Container images are the building blocks of containerized applications. Ensuring the security of these images is essential to prevent security threats. The following measures are used for container image security:

• Using secure registries: The registry is the location where container images are stored and distributed. Usage of centrally managed registries on campus, the International Organization for Standardization (ISO) can scan them for security issues and system managers may simply assess package gaps, etc.

• Signing images: Container images can be signed using digital signatures to ensure their authenticity. Signed images can be verified before being deployed to ensure they have not been tampered with.

• Scanning images: Although standard AppSec tools such as Software Composition Analysis (SCA) can check container images for vulnerabilities in software packages and dependencies, extra dependencies can be introduced during the development process or even at runtime.

2.2. Host Security:

Host security is a collection of capabilities that provide a framework for implementing a variety of security solutions on hosts to prevent attacks. The underlying host infrastructure where containers are deployed must be secured. The following measures are used for host security:

• Using secure operating systems: The host operating system must be safe and up-to-date with the latest high severity security patches within 7 days of release, and others, within 30 days to prevent vulnerabilities and security issues.

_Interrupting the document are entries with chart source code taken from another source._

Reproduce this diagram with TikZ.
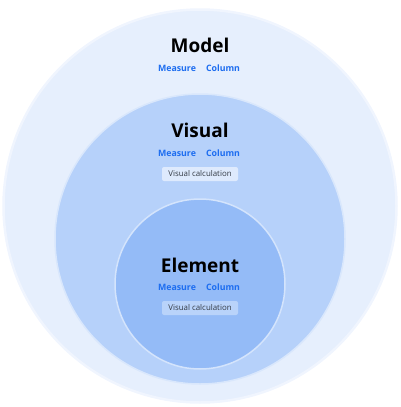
\documentclass[tikz,border=0pt]{standalone}
\usepackage{fontspec}
\setmainfont{Open Sans}
\definecolor{modelfill}{HTML}{E6EFFD}
\definecolor{visualfill}{HTML}{B6D1FA}
\definecolor{elemfill}{HTML}{94BBF7}
\definecolor{ringcol}{HTML}{F0F5FE}
\definecolor{linkblue}{HTML}{1D6DF0}
\definecolor{calctext}{HTML}{333A44}
\tikzset{
  title/.style={font=\bfseries\fontsize{19}{21}\selectfont, text=black, inner sep=0pt},
  item/.style={font=\bfseries\fontsize{8.8}{10}\selectfont, text=linkblue, inner sep=0pt},
  calcbox/.style={font=\fontsize{7.9}{9}\selectfont, text=calctext, rounded corners=2pt,
    minimum width=76pt, minimum height=14pt, inner sep=0pt}
}
\begin{document}
\begin{tikzpicture}[x=1pt,y=-1pt]
\useasboundingbox (0,0) rectangle (400,407);
%%% The three nested circles
\filldraw[fill=modelfill, draw=ringcol, line width=2.5pt] (200, 206) circle (196.5);
\filldraw[fill=visualfill, draw=ringcol!60!visualfill, line width=1.5pt] (200, 239) circle (145);
\filldraw[fill=elemfill, draw=ringcol!70!elemfill, line width=1.5pt] (200, 284) circle (85);
%%% Model
\node[title] (model) at (200, 45) {Model};
\node[item] (mmeasure) at (177, 68) {Measure};
\node[item] (mcolumn) at (223, 68) {Column};
%%% Visual
\node[title] (visual) at (200, 130) {Visual};
\node[item] (vmeasure) at (177, 153) {Measure};
\node[item] (vcolumn) at (223, 153) {Column};
\node[calcbox, fill=white!55!visualfill] (vcalc) at (200, 174) {Visual calculation};
%%% Element
\node[title] (element) at (200, 265) {Element};
\node[item] (emeasure) at (177, 287) {Measure};
\node[item] (ecolumn) at (223, 287) {Column};
\node[calcbox, fill=white!35!elemfill] (ecalc) at (200, 308) {Visual calculation};
% \draw[thick] (200, 206) circle (1pt);
\end{tikzpicture}
\end{document}
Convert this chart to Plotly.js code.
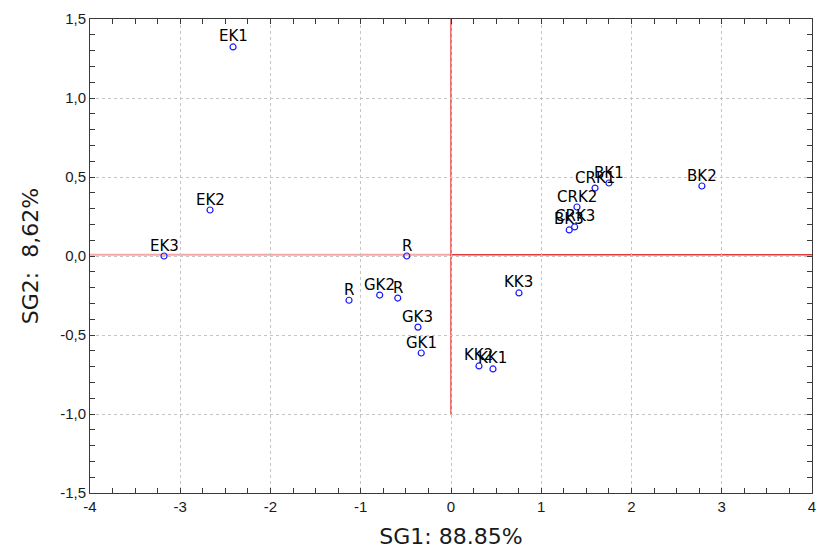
<!DOCTYPE html>
<html>
<head>
<meta charset="utf-8">
<script src="https://cdn.plot.ly/plotly-3.0.1.min.js"></script>
<style>html,body{margin:0;padding:0;background:#fff;}#chart{width:816px;height:550px;}</style>
</head>
<body>
<div id="chart"></div>
<script>
// Sample labels and their scores on the two discriminant axes
const labels = ["EK1","EK2","EK3","R","R","GK2","R","GK3","GK1","KK2","KK1","KK3","CRK1","BK1","CRK2","BK3","CRK3","BK2"];
const sg1 = [-2.415,-2.67,-3.18,-0.49,-1.13,-0.79,-0.59,-0.366,-0.33,0.31,0.465,0.753,1.596,1.75,1.396,1.31,1.37,2.78];
const sg2 = [1.323,0.291,0.0,0.0,-0.28,-0.247,-0.266,-0.45,-0.614,-0.696,-0.715,-0.234,0.43,0.462,0.31,0.165,0.184,0.443];

// Labelled ticks
const xLabelVals = [-4,-3,-2,-1,0,1,2,3,4];
const xLabelText = ["-4","-3","-2","-1","0","1","2","3","4"];
const yLabelVals = [-1.5,-1.0,-0.5,0.0,0.5,1.0,1.5];
const yLabelText = ["-1,5","-1,0","-0,5","0,0","0,5","1,0","1,5"];
const xGridVals = [-3,-2,-1,0,1,2,3];
const yGridVals = [-1.0,-0.5,0.0,0.5,1.0];
const xTickStep = 0.25, yTickStep = 0.1;

function allTicks(lo, hi, step, labVals, labText) {
  const vals = [], text = [];
  const n = Math.round((hi - lo) / step);
  for (let i = 0; i <= n; i++) {
    const v = +(lo + i * step).toFixed(4);
    vals.push(v);
    const k = labVals.findIndex(l => Math.abs(l - v) < 1e-6);
    text.push(k >= 0 ? labText[k] : "");
  }
  return {vals, text};
}
const xt = allTicks(-4, 4, xTickStep, xLabelVals, xLabelText);
const yt = allTicks(-1.5, 1.5, yTickStep, yLabelVals, yLabelText);

const FONT = "DejaVu Sans, Liberation Sans, Arial, sans-serif";
const TFONT = "Liberation Sans, Arial, sans-serif";

const trace = {
  x: sg1, y: sg2,
  type: "scatter", mode: "markers",
  marker: {symbol: "circle-open", size: 6, color: "#1a1aff", line: {width: 1.2, color: "#1a1aff"}},
  hoverinfo: "none", cliponaxis: false,
  xaxis: "x", yaxis: "y"
};
const tickTrace = {x: [], y: [], type: "scatter", mode: "markers", xaxis: "x2", yaxis: "y2", hoverinfo: "none"};

// point labels, placed just above each point
const pointLabels = labels.map((t, i) => ({
  x: sg1[i], y: sg2[i], xref: "x", yref: "y", text: t, showarrow: false,
  xanchor: "center", yanchor: "bottom", yshift: 0.5, borderpad: 0,
  font: {family: FONT, size: 15, color: "#000"}
}));

const gridAxis = {
  showline: false, ticks: "", showticklabels: false, zeroline: false,
  showgrid: true, gridcolor: "#c4c4c4", griddash: "3px,3px", gridwidth: 1
};
const tickAxis = {
  showline: true, linecolor: "#3a3a3a", linewidth: 1, mirror: "ticks",
  ticks: "inside", ticklen: 5, tickcolor: "#3a3a3a", tickwidth: 1,
  showgrid: false, zeroline: false, ticklabeloverflow: "allow",
  tickfont: {family: TFONT, size: 15, color: "#1a1a1a"}
};

const layout = {
  width: 816, height: 550,
  margin: {l: 90, r: 4, t: 19, b: 57},
  paper_bgcolor: "#fff", plot_bgcolor: "#fff",
  showlegend: false,
  xaxis: Object.assign({}, gridAxis, {range: [-4, 4], tickmode: "array", tickvals: xGridVals}),
  yaxis: Object.assign({}, gridAxis, {range: [-1.5, 1.5], tickmode: "array", tickvals: yGridVals}),
  xaxis2: Object.assign({}, tickAxis, {
    overlaying: "x", anchor: "y2", side: "bottom",
    range: [-4, 4], tickmode: "array", tickvals: xt.vals, ticktext: xt.text,
    title: {text: "SG1: 88.85%", font: {family: FONT, size: 22, color: "#1a1a1a"}, standoff: 14}
  }),
  yaxis2: Object.assign({}, tickAxis, {
    overlaying: "y", anchor: "x2", side: "left",
    range: [-1.5, 1.5], tickmode: "array", tickvals: yt.vals, ticktext: yt.text,
    title: {text: "SG2:\u00a0\u00a08,62%", font: {family: FONT, size: 22, color: "#1a1a1a"}, standoff: 15}
  }),
  annotations: pointLabels,
  shapes: [
    {type: "line", xref: "x", yref: "y", x0: -4, x1: 0, y0: 0.008, y1: 0.008, line: {color: "rgba(240,120,120,0.65)", width: 2}, layer: "below"},
    {type: "line", xref: "x", yref: "y", x0: 0, x1: 4, y0: 0.008, y1: 0.008, line: {color: "#e23a3a", width: 1.5}, layer: "below"},
    {type: "line", xref: "x", yref: "y", x0: 0, x1: 0, y0: 1.5, y1: -1.0, line: {color: "#e01515", width: 1.2}, layer: "below"}
  ]
};

Plotly.newPlot("chart", [trace, tickTrace], layout, {displayModeBar: false, staticPlot: true});
</script>
</body>
</html>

• Applying security patches: Security patches must be applied to the host operating system and other software packages to fix vulnerabilities and prevent security threats.

• Hardening the host environment: The host environment must be hardened by disabling unnecessary services, limiting access to the host, and applying security policies to prevent unauthorized access.

2.3. Network Security:

Network security involves securing the network traffic between containers and the outside world. The following measures are used for network security:

• Using Microsegmentation and firewalls: Microsegmentation tools with next-gen firewalls provide container network security. Microsegmentation software leverages network virtualization to build extremely granular security zones in data centers and cloud applications to isolate and safeguard each workload.

• Encryption: Encryption can protect network traffic and prevent eavesdropping and interception of data.

• Access control measures: Access control measures can restrict access to containerized applications based on user roles and responsibilities.

2.4. Data Security:

Data stored in containers must be secured to ensure its confidentiality and integrity. The following measures are used for data security:

• Using encryption: Data stored in containers can be encrypted, using Transport Layer Security protocol version 1.1. (TLS 1.1) or higher, to protect it from unauthorized access and prevent data leaks. All outbound traffic from private cloud should be encrypted at the transport layer.

• Access control measures: Access control measures can restrict access to sensitive data in containers based on user roles and responsibilities.

• Not storing sensitive data in clear text: Sensitive data must not be stored in clear text within containers to prevent unauthorized access and data breaches. Backup app data, atleast weekly.

2.5. Identity and Access Management (IAM):

IAM involves managing access to the container infrastructure and resources based on the roles and responsibilities of the users. The following measures are used for IAM:

• Implementing identity and access management solutions: IAM solutions can manage user identities, assign user roles and responsibilities, authenticate and provide access control policies.

• Multi-factor authentication: Multi-factor authentication can add an extra layer of security to the login process.

• Auditing capabilities: Auditing capabilities can monitor user activity and detect potential security threats.

2.6. Runtime Container Security:

To keep its containers safe, businesses should employ a defense-in-depth strategy, as part of runtime protection.

• Malicious processes, files, and network activity that deviates from a baseline can be detected and blocked via runtime container security.

• Container runtime protection can give an extra layer of defense against malicious code on top of the network security provided by containerized next-generation firewalls.

• In addition, HTTP layer 7 based threats like the OWASP Top 10, denial of service (DoS), and bots can be prevented with embedded web application and API security.

2.7. Compliance and Auditing:

Compliance and auditing ensure that the container infrastructure complies with relevant regulatory and industry standards. The following measures are used for compliance and auditing:

• Monitoring and auditing capabilities: Monitoring and auditing capabilities can detect and report cloud security incidents and violations.

• Compliance frameworks: Compliance frameworks can be used to ensure that the container infrastructure complies with relevant regulatory and industry standards, such as HIPAA, PCI DSS, and GDPR.

• Enabling data access logs on AWS S3 buckets containing high-risk Confidential Data is one such example.

3. Conclusion

IaaS container security is critical for organizations that rely on containerization technology for deploying and managing their applications. There is likely to be an increased focus on the increased use of AI and ML to detect and respond to security incidents in real-time, the adoption of more advanced encryption techniques to protect data, and the integration of security measures into the entire application development lifecycle.

In order to stay ahead of the challenges and ensure the continued security of containerized applications, the ongoing process of IaaS container security requires continuous attention and improvement. By prioritizing security and implementing effective measures, organizations can confidently leverage the benefits of containerization while maintaining the confidentiality and integrity of their applications and data.